I know no one who lives near the school. Where is my son? Why didn't he stay put if he missed the bus and I would pick him up? Why didn't he call my cell phone? Why didn't he at least give me a name and number?
I call my husband who is on the way home from school. I'll stay by the phone and Steve will drive by the school. Ron gets off the bus and informs me that Rick did not "miss the bus" but made a conscious decision not to get on the bus. Ron thought about it but decided it would be best to come home. Good decision by one son. Bad decision by his twin. Ron thought Rick went home with Mike, or perhaps his name is Steve.
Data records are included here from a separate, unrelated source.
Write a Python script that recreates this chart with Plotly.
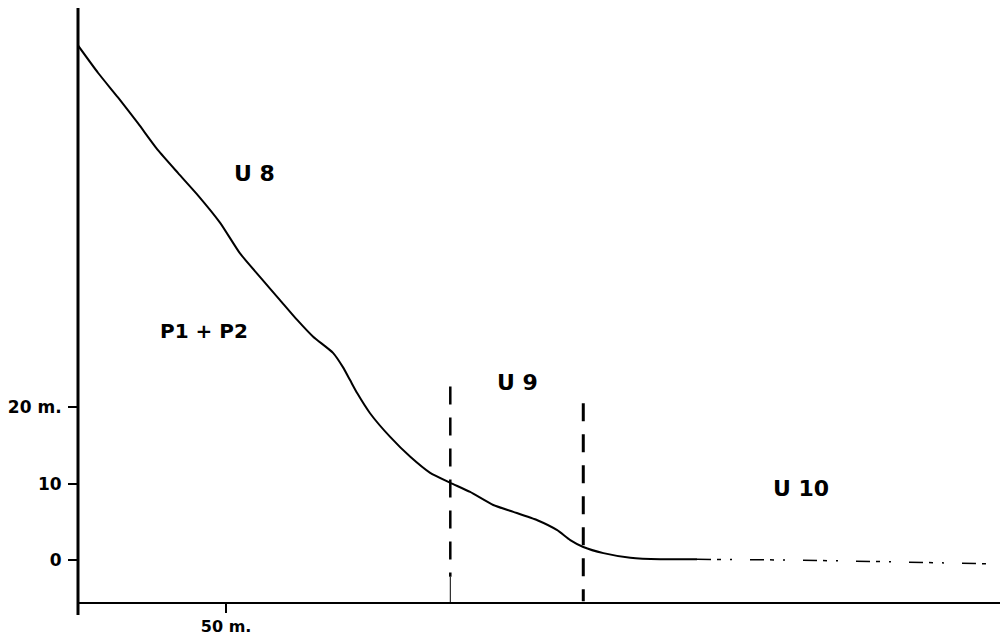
import plotly.graph_objects as go

# Profile curve (distance in m, elevation in m)
profile_x = [0, 6.8, 13.5, 20.3, 27.0, 33.8, 40.5, 48.0, 54.7, 61.5, 68.2, 74.0, 79.4,
             86.1, 89.5, 91.9, 94.3, 98.6, 105.4, 112.2, 118.9, 125.7, 132.4, 140.2,
             147.0, 155.1, 161.8, 166.2, 170.6, 177.4, 186.5, 196.6, 209.0]
profile_y = [67.3, 63.7, 60.5, 57.1, 53.6, 50.6, 47.7, 44.1, 40.1, 37.0, 34.0, 31.4, 29.2,
             27.1, 25.2, 23.5, 21.8, 19.2, 16.1, 13.5, 11.4, 10.1, 8.9, 7.2,
             6.3, 5.2, 3.9, 2.6, 1.7, 0.9, 0.3, 0.1, 0.1]
# faint broken tail of the profile
tail_x = [209.0, 240.0, 270.0, 300.0, 308.0]
tail_y = [0.1, 0.0, -0.2, -0.4, -0.5]

# unit boundaries (dashed verticals)
boundary_x = [125.7, 170.6]
boundary_top = [22.7, 20.5]
boundary_dash_bottom = [-2.2, -5.4]

# labels
label_text = ["<b>U 8</b>", "<b>P1 + P2</b>", "<b>U 9</b>", "<b>U 10</b>"]
label_x = [59.5, 42.5, 148.3, 244.0]
label_y = [50.5, 30.0, 23.2, 9.4]

y_tickvals = [0, 10, 20]
y_ticktext = ["<b>0</b>", "<b>10</b>", "<b>20 m.</b>"]
x_tickvals = [50]
x_ticktext = ["<b>50 m.</b>"]

FONT = "DejaVu Sans"

fig = go.Figure()

fig.add_trace(go.Scatter(x=profile_x, y=profile_y, mode="lines",
                         line=dict(color="black", width=2, shape="spline", smoothing=0.5),
                         hoverinfo="skip", showlegend=False))
fig.add_trace(go.Scatter(x=tail_x, y=tail_y, mode="lines",
                         line=dict(color="black", width=1.5, dash="14px,6px,4px,9px,2px,18px"),
                         hoverinfo="skip", showlegend=False))

widths = [2.5, 3]
for bx, bt, bb, w in zip(boundary_x, boundary_top, boundary_dash_bottom, widths):
    fig.add_trace(go.Scatter(x=[bx, bx], y=[bt, bb], mode="lines",
                             line=dict(color="black", width=w, dash="18px,13px"),
                             hoverinfo="skip", showlegend=False))
# thin solid stub under the first boundary
fig.add_trace(go.Scatter(x=[boundary_x[0], boundary_x[0]], y=[boundary_dash_bottom[0], -5.49],
                         mode="lines", line=dict(color="black", width=1),
                         hoverinfo="skip", showlegend=False))

for t, x, y in zip(label_text, label_x, label_y):
    size = 20 if "P1" in t else 22
    fig.add_annotation(x=x, y=y, text=t, showarrow=False,
                       font=dict(family=FONT, size=size, color="black"))

# vertical axis line extending a little below the x axis
fig.add_shape(type="line", xref="paper", yref="paper", x0=0, x1=0, y0=-0.022, y1=1,
              line=dict(color="black", width=3))

fig.update_xaxes(range=[0, 314], showgrid=False, zeroline=False,
                 showline=True, linecolor="black", linewidth=2,
                 ticks="outside", ticklen=9, tickwidth=2, tickcolor="black",
                 tickvals=x_tickvals, ticktext=x_ticktext,
                 tickfont=dict(family=FONT, size=16, color="black"))
fig.update_yaxes(range=[-5.49, 72.2], showgrid=False, zeroline=False, showline=False,
                 ticks="outside", ticklen=9, tickwidth=2, tickcolor="black",
                 tickvals=y_tickvals, ticktext=y_ticktext, ticklabelstandoff=3,
                 tickfont=dict(family=FONT, size=17, color="black"))

# the page adds an 8px body margin, so the figure is sized to the visible area
fig.update_layout(width=1000, height=635, margin=dict(l=70, r=0, t=0, b=41, autoexpand=False),
                  plot_bgcolor="white", paper_bgcolor="white",
                  font=dict(family=FONT, color="black"))

fig.write_html("out.html")
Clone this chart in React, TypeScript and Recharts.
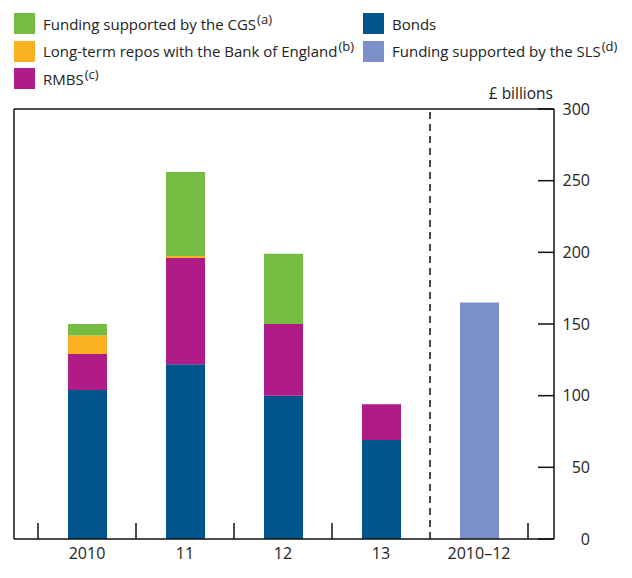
import React from "react";
import { BarChart, Bar, XAxis, YAxis, ReferenceLine } from "recharts";

const categories = ["2010", "11", "12", "13", "2010–12"];
const bonds = [104, 122, 100, 69, null];
const rmbs = [25, 74, 50, 25, null];
const repos = [13, 1.5, null, null, null];
const cgs = [8, 58.5, 49, null, null];
const sls = [null, null, null, null, 165];
const yTicks = [0, 50, 100, 150, 200, 250, 300];

const COLORS = {
  cgs: "#76BC43",
  repos: "#F9B122",
  rmbs: "#B01C87",
  bonds: "#00558B",
  sls: "#7B8FC8",
};

const data = categories.map((name, i) => ({
  name,
  bonds: bonds[i],
  rmbs: rmbs[i],
  repos: repos[i],
  cgs: cgs[i],
  sls: sls[i],
}));

const FONT = "'Open Sans', sans-serif";
const TICK_MARGIN = 6;
const INNER_TICK = 16;

const CategoryTick = (props: any) => {
  const { x, y, payload, index, visibleTicksCount } = props;
  const half = payload?.offset ?? 49;
  const axisY = y - TICK_MARGIN;
  const last = index === (visibleTicksCount ?? categories.length) - 1;
  return (
    <g>
      {!last && (
        <line x1={x - half} x2={x - half} y1={axisY} y2={axisY - INNER_TICK} stroke="#111" strokeWidth={1.5} />
      )}
      {last && (
        <line x1={x + half} x2={x + half} y1={axisY} y2={axisY - INNER_TICK} stroke="#111" strokeWidth={1.5} />
      )}
      <text x={x} y={y} dy="0.85em" textAnchor="middle" fontSize={16} fill="#222" fontFamily={FONT}>
        {payload.value}
      </text>
    </g>
  );
};

const Swatch = ({ color, label, sup }: { color: string; label: string; sup?: string }) => (
  <div style={{ display: "flex", alignItems: "center", height: 27.5, whiteSpace: "nowrap" }}>
    <span style={{ width: 21, height: 21, background: color, display: "inline-block", marginRight: 8, flex: "none" }} />
    <span>
      {label}
      {sup && <span style={{ fontSize: 13, position: "relative", top: -6, marginLeft: 1 }}>{sup}</span>}
    </span>
  </div>
);

export default function App() {
  return (
    <div
      style={{
        position: "absolute",
        left: 0,
        top: 0,
        width: 632,
        height: 578,
        background: "#fff",
        fontFamily: FONT,
        fontSize: 15,
        color: "#222",
      }}
    >
      <div style={{ position: "absolute", left: 14, top: 10 }}>
        <Swatch color={COLORS.cgs} label="Funding supported by the CGS" sup="(a)" />
        <Swatch color={COLORS.repos} label="Long-term repos with the Bank of England" sup="(b)" />
        <Swatch color={COLORS.rmbs} label="RMBS" sup="(c)" />
      </div>
      <div style={{ position: "absolute", left: 363, top: 10 }}>
        <Swatch color={COLORS.bonds} label="Bonds" />
        <Swatch color={COLORS.sls} label="Funding supported by the SLS" sup="(d)" />
      </div>
      <div style={{ position: "absolute", right: 632 - 553, top: 82, fontSize: 15.5, whiteSpace: "nowrap" }}>
        £ billions
      </div>
      <div style={{ position: "absolute", left: 0, top: 0 }}>
        <BarChart
          width={632}
          height={578}
          data={data}
          margin={{ top: 108, right: 18, bottom: 9, left: 13 }}
          barSize={39}
        >
          <XAxis
            xAxisId="b"
            dataKey="name"
            height={30}
            padding={{ left: 24, right: 26 }}
            axisLine={{ stroke: "#111", strokeWidth: 1.5 }}
            tickLine={false}
            tickSize={0}
            tickMargin={TICK_MARGIN}
            tick={<CategoryTick />}
            interval={0}
          />
          <XAxis
            xAxisId="t"
            orientation="top"
            dataKey="name"
            height={1}
            padding={{ left: 24, right: 26 }}
            axisLine={{ stroke: "#111", strokeWidth: 1.5 }}
            tickLine={false}
            tick={false}
          />
          <YAxis
            yAxisId="l"
            orientation="left"
            width={1}
            domain={[0, 300]}
            axisLine={{ stroke: "#111", strokeWidth: 1.5 }}
            tickLine={false}
            tick={false}
          />
          <YAxis
            yAxisId="r"
            orientation="right"
            width={60}
            domain={[0, 300]}
            ticks={yTicks}
            interval={0}
            axisLine={{ stroke: "#111", strokeWidth: 1.5 }}
            tickLine={{ stroke: "#111", strokeWidth: 1.5 }}
            tickSize={-16}
            tickMargin={52}
            tick={{ textAnchor: "end", fontSize: 16, fill: "#222", fontFamily: FONT }}
          />
          <ReferenceLine
            xAxisId="b"
            yAxisId="r"
            x="2010–12"
            position="start"
            stroke="#111"
            strokeWidth={1.5}
            strokeDasharray="7 5"
          />
          <Bar xAxisId="b" yAxisId="r" dataKey="bonds" stackId="a" fill={COLORS.bonds} isAnimationActive={false} />
          <Bar xAxisId="b" yAxisId="r" dataKey="rmbs" stackId="a" fill={COLORS.rmbs} isAnimationActive={false} />
          <Bar xAxisId="b" yAxisId="r" dataKey="repos" stackId="a" fill={COLORS.repos} isAnimationActive={false} />
          <Bar xAxisId="b" yAxisId="r" dataKey="cgs" stackId="a" fill={COLORS.cgs} isAnimationActive={false} />
          <Bar xAxisId="b" yAxisId="r" dataKey="sls" stackId="a" fill={COLORS.sls} isAnimationActive={false} />
        </BarChart>
      </div>
    </div>
  );
}
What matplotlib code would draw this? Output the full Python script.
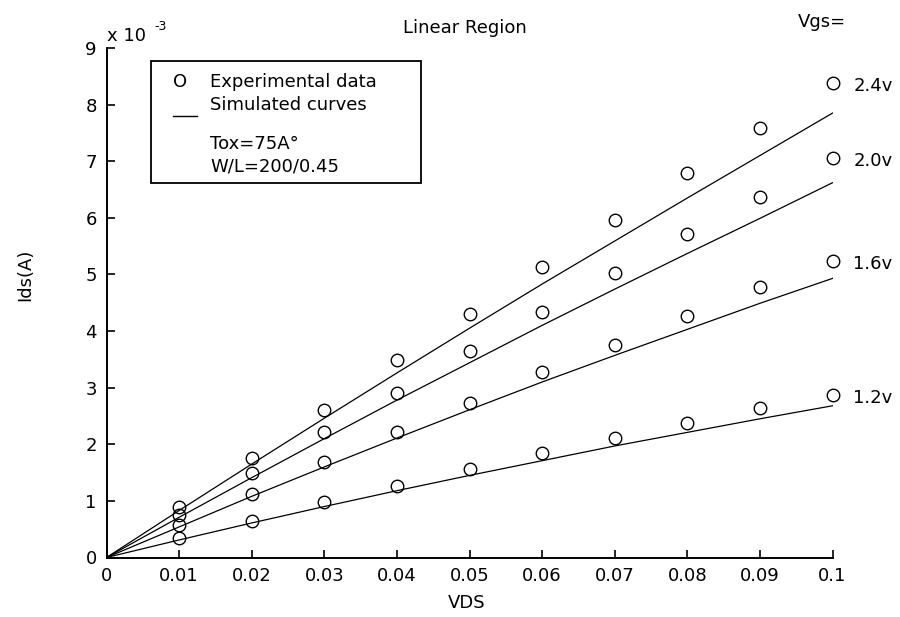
import matplotlib
matplotlib.use("Agg")
import matplotlib.pyplot as plt
from matplotlib.patches import Rectangle

plt.rcParams['font.family'] = ['DejaVu Sans']

# VDS values (V)
vds = [0.01, 0.02, 0.03, 0.04, 0.05, 0.06, 0.07, 0.08, 0.09, 0.10]
vds_sim = [0.0, 0.01, 0.02, 0.03, 0.04, 0.05, 0.06, 0.07, 0.08, 0.09, 0.10]

# Experimental Ids (x1e-3 A)
exp_24 = [0.89, 1.75, 2.61, 3.48, 4.30, 5.14, 5.96, 6.79, 7.59, 8.38]
exp_20 = [0.75, 1.50, 2.21, 2.91, 3.64, 4.33, 5.03, 5.71, 6.37, 7.05]
exp_16 = [0.57, 1.13, 1.69, 2.21, 2.73, 3.27, 3.75, 4.27, 4.77, 5.24]
exp_12 = [0.34, 0.65, 0.98, 1.26, 1.56, 1.85, 2.11, 2.37, 2.64, 2.87]

# Simulated Ids (x1e-3 A)
sim_24 = [0.0, 0.83, 1.65, 2.46, 3.26, 4.05, 4.83, 5.59, 6.35, 7.10, 7.85]
sim_20 = [0.0, 0.71, 1.41, 2.10, 2.78, 3.44, 4.10, 4.74, 5.37, 5.99, 6.62]
sim_16 = [0.0, 0.54, 1.08, 1.60, 2.11, 2.61, 3.10, 3.57, 4.03, 4.49, 4.93]
sim_12 = [0.0, 0.31, 0.61, 0.90, 1.18, 1.45, 1.71, 1.97, 2.21, 2.45, 2.68]

vgs_labels = ["2.4v", "2.0v", "1.6v", "1.2v"]

W, H = 900, 617
FS = 13
fig = plt.figure(figsize=(9, 6.17), dpi=100)
def fx(px): return px / W
def fy(py): return 1 - py / H

ax = fig.add_axes([fx(106.5), fy(557.5), fx(832.5) - fx(106.5), fy(48) - fy(557.5)])

exps = [exp_24, exp_20, exp_16, exp_12]
sims = [sim_24, sim_20, sim_16, sim_12]
for e, s, lab in zip(exps, sims, vgs_labels):
    ax.plot(vds_sim, s, color='black', lw=0.9)
    ax.plot(vds, e, linestyle='none', marker='o', ms=9, mfc='none',
            mec='black', mew=1.0, clip_on=False)
    ax.annotate(lab, xy=(vds[-1], e[-1]), xytext=(15, -2), textcoords='offset points',
                ha='left', va='center', fontsize=FS, annotation_clip=False)

ax.set_xlim(0, 0.1)
ax.set_ylim(0, 9)
ax.set_xticks([0, 0.01, 0.02, 0.03, 0.04, 0.05, 0.06, 0.07, 0.08, 0.09, 0.1])
ax.set_xticklabels(["0", "0.01", "0.02", "0.03", "0.04", "0.05", "0.06", "0.07", "0.08", "0.09", "0.1"])
ax.set_yticks(range(0, 10))
ax.set_yticklabels([str(i) for i in range(0, 10)])
ax.tick_params(direction='in', length=6, width=1.2, labelsize=FS, pad=7)
for side in ['top', 'right']:
    ax.spines[side].set_visible(False)
for side in ['left', 'bottom']:
    ax.spines[side].set_linewidth(1.4)

# axis labels and title
fig.text(fx(25), fy(275), "Ids(A)", rotation=90, ha='center', va='center', fontsize=FS)
fig.text(fx(466.7), fy(603), "VDS", ha='center', va='center', fontsize=FS)
fig.text(fx(465), fy(28), "Linear Region", ha='center', va='center', fontsize=FS)
fig.text(fx(822), fy(22), "Vgs=", ha='center', va='center', fontsize=FS)

# exponent
fig.text(fx(107), fy(36), "x 10", ha='left', va='center', fontsize=FS)
fig.text(fx(154), fy(26), "-3", ha='left', va='center', fontsize=9)

# legend box
rect = Rectangle((fx(150.7), fy(182.7)), fx(420.7) - fx(150.7), fy(61) - fy(182.7),
                 transform=fig.transFigure, fill=False, edgecolor='black', lw=1.3)
fig.patches.append(rect)
fig.text(fx(180), fy(81.7), "O", ha='center', va='center', fontsize=FS)
fig.text(fx(210), fy(81.7), "Experimental data", ha='left', va='center', fontsize=FS)
fig.text(fx(210), fy(105), "Simulated curves", ha='left', va='center', fontsize=FS)
fig.add_artist(plt.Line2D([fx(172.7), fx(196.7)], [fy(116), fy(116)],
                          transform=fig.transFigure, color='black', lw=1.0))
fig.text(fx(210), fy(144), "Tox=75A°", ha='left', va='center', fontsize=FS)
fig.text(fx(210), fy(166.7), "W/L=200/0.45", ha='left', va='center', fontsize=FS)

fig.savefig("out.png", dpi=100)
Little help there. Ten more tense minutes and the phone rings.
Mom, this is Ricky. I'm on my way home. Steve's mother is driving me home.
It seems that Ricky passed his Dad's car and decided he better get home.
So Ron's grounding ended yesterday and Rick's grounding started. He's grounded because of the lie - "I missed the bus." I've read that the frontal lobe isn't fully connected in teenage boys' brains (girls connect earlier than boys), but can we survive until those neurons start popping?
We had just talked to both boys about staying put if they are "lost" after a friend's 12 y.o. nephew wandered downtown Chicago from 2 PM until 3 AM. He must have had a whole flock of guardian angels because the police stopped searching for a lost boy around midnight and began treating it as a criminal case. The boy just kept walking, "Gotta find Mom." If he had stayed in the vicinity, the police and their bullhorns would have been effective. Of course, Rick didn't think he was lost. He knew where he was.